Handle.com helps independent construction workers get paid on time
From long payment cycles to antiquated processes on how to bill workers, the hefty inefficiencies of the construction industry are long overdue for innovation. Enter startups such as the large venture-backed Katerra and recently public...
From long payment cycles to antiquated processes on how to bill workers, the hefty inefficiencies of the construction industry are long overdue for innovation.
Enter startups such as the large venture-backed Katerra and recently public companies such as Procore. Still, independent contractors or workers from small family businesses often can’t afford hefty fees from SaaS platforms promising better management. Or, they don’t have a parent company behind them to foot the bill.
To help the Bob’s Plumbings and Nicky Roofings of the world get paid on time, Handle.com has raised $4.5 million in known venture capital funding and $20 million in debt financing. The startup was a YC grad, born from a trio of founders: Blake Robertson, Chris Woodard and Patrick Hogan.
The startup uses a mix of software and a financing line to help construction workers get paid on time, a weakness in the current industry, per co-founder Hogan.
“Construction is one of the largest operations in the country in terms of amount spent,” co-founder Hogan said. “We have a contractor that we work with, that if he does a job for Hilton Hotels and has a $2,000 invoice, it takes over one year for them to pay him back.

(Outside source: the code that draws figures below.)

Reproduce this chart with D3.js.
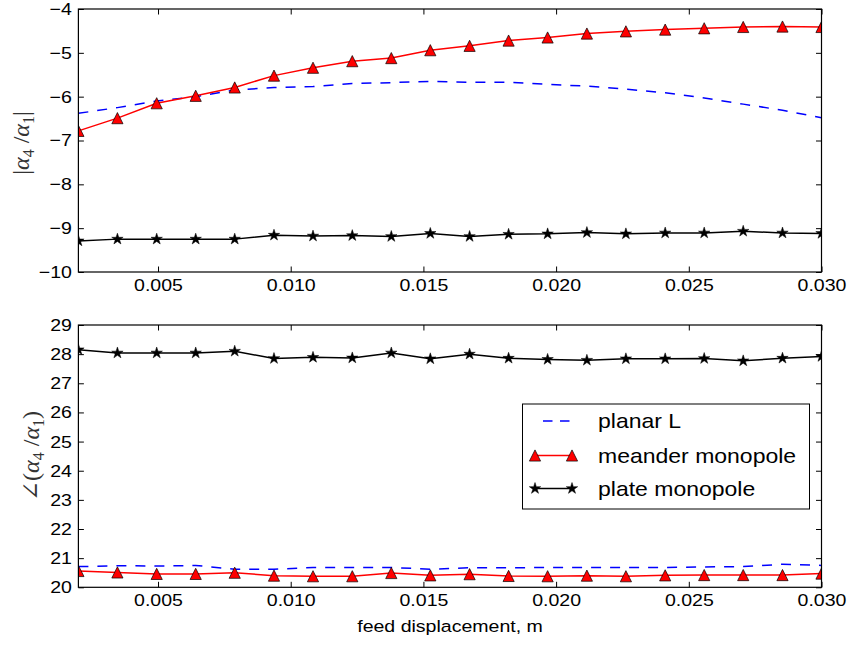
<!DOCTYPE html>
<html>
<head>
<meta charset="utf-8">
<script src="https://cdn.jsdelivr.net/npm/d3@7"></script>
<style>
  html, body { margin: 0; padding: 0; background: #fff; }
  svg { display: block; font-family: "Liberation Sans", Arial, sans-serif; }
</style>
</head>
<body>
<svg id="chart" width="849" height="645"></svg>
<script>
// Feed displacement (m)
const feedDisplacement = [0.00200, 0.00347, 0.00495, 0.00642, 0.00789, 0.00937, 0.01084, 0.01232, 0.01379, 0.01526,
                          0.01674, 0.01821, 0.01968, 0.02116, 0.02263, 0.02411, 0.02558, 0.02705, 0.02853, 0.03000];

// |α4/α1| per antenna
const magPlanarL  = [-6.38, -6.25, -6.10, -6.00, -5.85, -5.79, -5.77, -5.70, -5.68, -5.65,
                     -5.67, -5.67, -5.72, -5.76, -5.83, -5.91, -6.03, -6.17, -6.31, -6.48];
const magMeander  = [-6.78, -6.49, -6.15, -5.98, -5.79, -5.52, -5.34, -5.19, -5.12, -4.94,
                     -4.84, -4.72, -4.65, -4.56, -4.51, -4.47, -4.44, -4.41, -4.40, -4.41];
const magPlate    = [-9.29, -9.25, -9.25, -9.25, -9.25, -9.16, -9.18, -9.17, -9.19, -9.12,
                     -9.19, -9.14, -9.13, -9.10, -9.13, -9.11, -9.11, -9.07, -9.11, -9.12];

// ∠(α4/α1) per antenna
const angPlanarL  = [20.71, 20.74, 20.73, 20.75, 20.62, 20.62, 20.68, 20.68, 20.68, 20.62,
                     20.67, 20.67, 20.68, 20.68, 20.68, 20.68, 20.70, 20.71, 20.79, 20.75];
const angMeander  = [20.56, 20.51, 20.46, 20.46, 20.50, 20.40, 20.38, 20.38, 20.49, 20.41,
                     20.45, 20.39, 20.38, 20.40, 20.38, 20.41, 20.42, 20.42, 20.42, 20.47];
const angPlate    = [28.15, 28.04, 28.04, 28.04, 28.10, 27.85, 27.89, 27.87, 28.04, 27.84,
                     28.00, 27.86, 27.82, 27.79, 27.84, 27.84, 27.85, 27.77, 27.86, 27.92];

const xTicks = [0.005, 0.010, 0.015, 0.020, 0.025, 0.030];
const magTicks = [-10, -9, -8, -7, -6, -5, -4];
const angTicks = [20, 21, 22, 23, 24, 25, 26, 27, 28, 29];
const seriesNames = ["planar L", "meander monopole", "plate monopole"];

const svg = d3.select("#chart");
const FONT = 17;
const TICK = 5.5;
const WIDEN = 1.15;   // glyphs are set slightly wide

const left = 78.4, right = 821.5;
const x = d3.scaleLinear().domain([0.002, 0.030]).range([left, right]);

// widen a text element horizontally around its own anchor point
function widen(sel) {
  sel.each(function () {
    const t = d3.select(this);
    const tx = +t.attr("x") || 0, ty = +t.attr("y") || 0;
    t.attr("x", 0).attr("y", 0).attr("transform", `translate(${tx},${ty}) scale(${WIDEN},1)`);
  });
}

// marker shapes
const triPath = (r) => `M0,${-r}L${r},${r}L${-r},${r}Z`;
function starPath(R) {
  const r = R * 0.382;
  let p = "";
  for (let i = 0; i < 10; i++) {
    const a = -Math.PI / 2 + i * Math.PI / 5;
    const rr = i % 2 === 0 ? R : r;
    p += (i === 0 ? "M" : "L") + (rr * Math.cos(a)).toFixed(2) + "," + (rr * Math.sin(a)).toFixed(2);
  }
  return p + "Z";
}

const styles = [
  { color: "#0000ff", dash: "10,9", marker: null },
  { color: "#ff0000", dash: null, marker: "tri" },
  { color: "#000000", dash: null, marker: "star" }
];

function drawMarker(g, kind, cx, cy) {
  if (kind === "tri") {
    g.append("path").attr("d", triPath(5.6)).attr("transform", `translate(${cx},${cy})`)
      .attr("fill", "#ff0000").attr("stroke", "#000").attr("stroke-width", 0.7);
  } else if (kind === "star") {
    g.append("path").attr("d", starPath(6)).attr("transform", `translate(${cx},${cy})`)
      .attr("fill", "#000").attr("stroke", "#000").attr("stroke-width", 0.5);
  }
}

function panel(id, top, bottom, domain, yTicks, seriesList) {
  const y = d3.scaleLinear().domain(domain).range([bottom, top]);
  const g = svg.append("g");

  g.append("clipPath").attr("id", "clip-" + id)
    .append("rect").attr("x", left).attr("y", top).attr("width", right - left).attr("height", bottom - top);

  const plot = g.append("g").attr("clip-path", `url(#clip-${id})`);
  const line = d3.line().x((d, i) => x(feedDisplacement[i])).y(d => y(d));

  seriesList.forEach((vals, k) => {
    const s = styles[k];
    const p = plot.append("path").datum(vals).attr("d", line)
      .attr("fill", "none").attr("stroke", s.color).attr("stroke-width", 1.5)
      .attr("stroke-linejoin", "round");
    if (s.dash) p.attr("stroke-dasharray", s.dash);
    if (s.marker) vals.forEach((v, i) => drawMarker(plot, s.marker, x(feedDisplacement[i]), y(v)));
  });

  // axes with inward ticks on all four sides
  const fmtY = d => d3.format("d")(d).replace("-", "\u2212");
  const axL = g.append("g").attr("transform", `translate(${left},0)`)
    .call(d3.axisLeft(y).tickValues(yTicks).tickSize(-TICK).tickPadding(6.5).tickFormat(fmtY));
  const axR = g.append("g").attr("transform", `translate(${right},0)`)
    .call(d3.axisRight(y).tickValues(yTicks).tickSize(-TICK).tickFormat(""));
  const axB = g.append("g").attr("transform", `translate(0,${bottom})`)
    .call(d3.axisBottom(x).tickValues(xTicks).tickSize(-TICK).tickPadding(6.5).tickFormat(d3.format(".3f")));
  const axT = g.append("g").attr("transform", `translate(0,${top})`)
    .call(d3.axisTop(x).tickValues(xTicks).tickSize(-TICK).tickFormat(""));

  [axL, axR, axB, axT].forEach(a => {
    a.select(".domain").remove();
    a.selectAll(".tick line").attr("stroke", "#000").attr("stroke-width", 1);
    a.selectAll(".tick text").attr("fill", "#000").attr("font-size", FONT)
      .attr("font-family", "Liberation Sans, Arial, sans-serif");
  });
  widen(axL.selectAll(".tick text"));
  widen(axB.selectAll(".tick text"));

  g.append("rect").attr("x", left).attr("y", top).attr("width", right - left).attr("height", bottom - top)
    .attr("fill", "none").attr("stroke", "#000").attr("stroke-width", 1.2);

  return { g, y };
}

panel("mag", 9, 272, [-10, -4], magTicks, [magPlanarL, magMeander, magPlate]);
panel("ang", 325, 587.3, [20, 29], angTicks, [angPlanarL, angMeander, angPlate]);

// y-axis labels (math style)
function mathLabel(cx, cy, prefix, closing) {
  const t = svg.append("text")
    .attr("transform", `translate(${cx},${cy}) rotate(-90)`)
    .attr("text-anchor", "middle")
    .attr("font-family", "Liberation Serif, DejaVu Serif, serif")
    .attr("font-size", 24).attr("fill", "#333");
  t.append("tspan").text(prefix);
  t.append("tspan").attr("font-style", "italic").text("\u03b1");
  t.append("tspan").attr("font-size", 16).attr("dy", 5).text("4");
  t.append("tspan").attr("dy", -5).text(" /");
  t.append("tspan").attr("font-style", "italic").text("\u03b1");
  t.append("tspan").attr("font-size", 16).attr("dy", 5).text("1");
  t.append("tspan").attr("dy", -5).text(closing);
  return t;
}
mathLabel(29, 143, "|", "|");
mathLabel(39, 456, "\u2220(", ")");

// x-axis label
svg.append("text").attr("x", 450).attr("y", 632).attr("text-anchor", "middle")
  .attr("font-size", FONT).attr("fill", "#000").text("feed displacement, m")
  .call(widen);

// legend
const lg = svg.append("g");
lg.append("rect").attr("x", 522.5).attr("y", 404).attr("width", 287).attr("height", 105)
  .attr("fill", "#fff").attr("stroke", "#000").attr("stroke-width", 1);
const rowY = [421, 455.5, 488.5];
seriesNames.forEach((name, k) => {
  const s = styles[k];
  if (s.dash) {
    lg.append("line").attr("x1", 543).attr("x2", 570).attr("y1", rowY[k]).attr("y2", rowY[k])
      .attr("stroke", s.color).attr("stroke-width", 1.5).attr("stroke-dasharray", "9.5,7.5");
  } else {
    lg.append("line").attr("x1", 535).attr("x2", 572).attr("y1", rowY[k]).attr("y2", rowY[k])
      .attr("stroke", s.color).attr("stroke-width", 1.5);
  }
  if (s.marker) { drawMarker(lg, s.marker, 535, rowY[k]); drawMarker(lg, s.marker, 572, rowY[k]); }
  lg.append("text").attr("x", 598).attr("y", rowY[k] + 7)
    .attr("font-size", 20).attr("fill", "#000").text(name)
    .call(widen);
});
</script>
</body>
</html>
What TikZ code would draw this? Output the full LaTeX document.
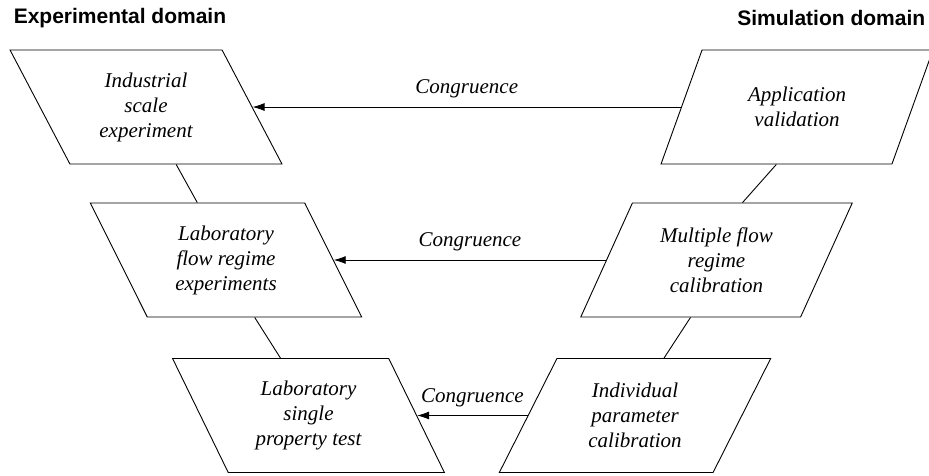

The impact on his business is substantial.”
In the construction industry, workers often have to submit their own billing, which is lengthy, and there’s room for error. Using software, the startup helps workers automate invoices to limit mistakes, and get documentation to clients on time.

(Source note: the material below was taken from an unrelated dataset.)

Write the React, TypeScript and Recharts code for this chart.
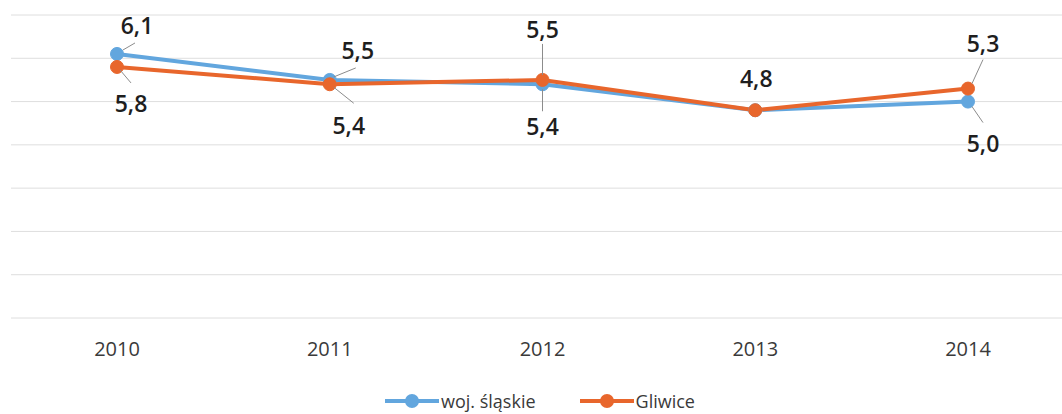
import { LineChart, Line, XAxis, YAxis, CartesianGrid, Legend, LabelList } from 'recharts'

const years = ['2010', '2011', '2012', '2013', '2014']
const wojSlaskie = [6.1, 5.5, 5.4, 4.8, 5.0]
const gliwice = [5.8, 5.4, 5.5, 4.8, 5.3]
const yTicks = [0, 1, 2, 3, 4, 5, 6, 7]

const C = {
  blue: '#62A6DE',
  orange: '#E8662C',
  grid: '#dedede',
  leader: '#8c8c8c',
  label: '#1e1e1e',
  tick: '#3a3a3a',
} as const

const FONT = '"Open Sans", "Liberation Sans", sans-serif'

// label placement relative to the point: text centre (dx, dy), optional leader [x1, y1, x2, y2]
type Placement = { dx: number; dy: number; leader?: [number, number, number, number] } | null

const bluePlacement: Placement[] = [
  { dx: 20, dy: -29, leader: [6, -4, 18, -11] },
  { dx: 28, dy: -30, leader: [4, -3, 26, -12] },
  { dx: 0, dy: 42, leader: [0, 5, 0, 27] },
  null,
  { dx: 15, dy: 41, leader: [4, 5, 15, 21] },
]

const orangePlacement: Placement[] = [
  { dx: 14, dy: 36, leader: [3, 3, 14, 16] },
  { dx: 19, dy: 41, leader: [4, 3, 24, 19] },
  { dx: 0, dy: -51, leader: [0, -5, 0, -36] },
  { dx: 1, dy: -32 },
  { dx: 15, dy: -46, leader: [4, -5, 15, -29] },
]

const data = years.map((year, i) => ({
  year,
  woj: wojSlaskie[i],
  gliwice: gliwice[i],
}))

const fmt = (v: number) => v.toFixed(1).replace('.', ',')

function makeLabel(placements: Placement[]) {
  return (props: any) => {
    const { x, y, value, index } = props
    const p = placements[index]
    if (!p || x == null || y == null) return null
    return (
      <g>
        {p.leader && (
          <line
            x1={x + p.leader[0]}
            y1={y + p.leader[1]}
            x2={x + p.leader[2]}
            y2={y + p.leader[3]}
            stroke={C.leader}
            strokeWidth={1}
          />
        )}
        <text
          x={x + p.dx}
          y={y + p.dy}
          textAnchor="middle"
          dominantBaseline="central"
          fontFamily={FONT}
          fontSize={23}
          fontWeight={600}
          fill={C.label}
        >
          {fmt(Number(value))}
        </text>
      </g>
    )
  }
}

const legendItems = [
  { name: 'woj. śląskie', color: C.blue },
  { name: 'Gliwice', color: C.orange },
]

function ChartLegend() {
  return (
    <div
      style={{
        display: 'flex',
        justifyContent: 'center',
        alignItems: 'center',
        gap: 44,
        height: 30,
        fontFamily: FONT,
        fontSize: 18,
        color: C.tick,
      }}
    >
      {legendItems.map((it) => (
        <span key={it.name} style={{ display: 'flex', alignItems: 'center' }}>
          <svg width={54} height={16} aria-hidden>
            <line x1={0} y1={8} x2={54} y2={8} stroke={it.color} strokeWidth={4} />
            <circle cx={27} cy={8} r={7} fill={it.color} />
          </svg>
          <span style={{ marginLeft: 2 }}>{it.name}</span>
        </span>
      ))}
    </div>
  )
}

export default function App() {
  return (
    <div
      style={{
        position: 'absolute',
        left: 0,
        top: 0,
        width: 1062,
        height: 414,
        overflow: 'hidden',
        background: '#fff',
      }}
    >
      <LineChart width={1080} height={414} data={data} margin={{ top: 15, right: 6, left: 11, bottom: 0 }}>
        <CartesianGrid horizontal vertical={false} stroke={C.grid} />
        <XAxis
          dataKey="year"
          padding={{ left: 106, right: 106 }}
          axisLine={false}
          tickLine={false}
          tickSize={0}
          tickMargin={24}
          height={66}
          tick={{ fontSize: 20, fontFamily: FONT, fill: C.tick }}
        />
        <YAxis hide domain={[0, 7]} ticks={yTicks} />
        <Legend
          verticalAlign="bottom"
          wrapperStyle={{ left: 0, width: 1080, top: 386 }}
          content={() => <ChartLegend />}
        />
        <Line
          type="linear"
          dataKey="woj"
          name="woj. śląskie"
          stroke={C.blue}
          strokeWidth={4}
          dot={{ r: 6.5, fill: C.blue, stroke: C.blue, strokeWidth: 1 }}
          isAnimationActive={false}
        >
          <LabelList dataKey="woj" content={makeLabel(bluePlacement)} />
        </Line>
        <Line
          type="linear"
          dataKey="gliwice"
          name="Gliwice"
          stroke={C.orange}
          strokeWidth={4}
          dot={{ r: 6.5, fill: C.orange, stroke: C.orange, strokeWidth: 1 }}
          isAnimationActive={false}
        >
          <LabelList dataKey="gliwice" content={makeLabel(orangePlacement)} />
        </Line>
      </LineChart>
    </div>
  )
}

In a legacy industry, oftentimes it’s hard to get both parties to adopt. So that’s why Handle.com made it so only the workers need to use the platform.
“It’s not a two-way street: it only requires the party who is going to be receiving the payment to use it,” Hogan said. “If you have to get two parties to agree to use a solution, it’s very difficult, because you have a two-sided marketplace type of problem. In construction, one party has more leverage than the other party. You may have reasons for one party to not have things more efficient.”
Now on to Handle.com’s financing side of its business. As every startup ever becomes a bank, Handle.com differs from the group in that it had a software fintech mix since launching out of YC. And in this case, Handle.com secured $20 million in debt equity so credit financing could be part of its business model.
Handle.com uses a credit line to become a lender to construction workers who are waiting for a check to process and need capital before they can head to their next project. The startup claims that construction workers traditionally have a hard time securing capital loans from banks. “Contractors and subcontractors, Woodward said, “don’t have access [to capital], and it’s the ceiling on their business because they can only grow as fast as they’re getting back.”
The startup says that of the customers that use its software, “a growing portion” use the financing option too.
As for growth, when Handle.com left YC it was six weeks in and collected $22,800 in monthly revenue. The startup declined to share revenue and growth statistics on the cuff of this funding round, beyond that it has been increasing its customer base by “an average of 30% month over month over the past year.”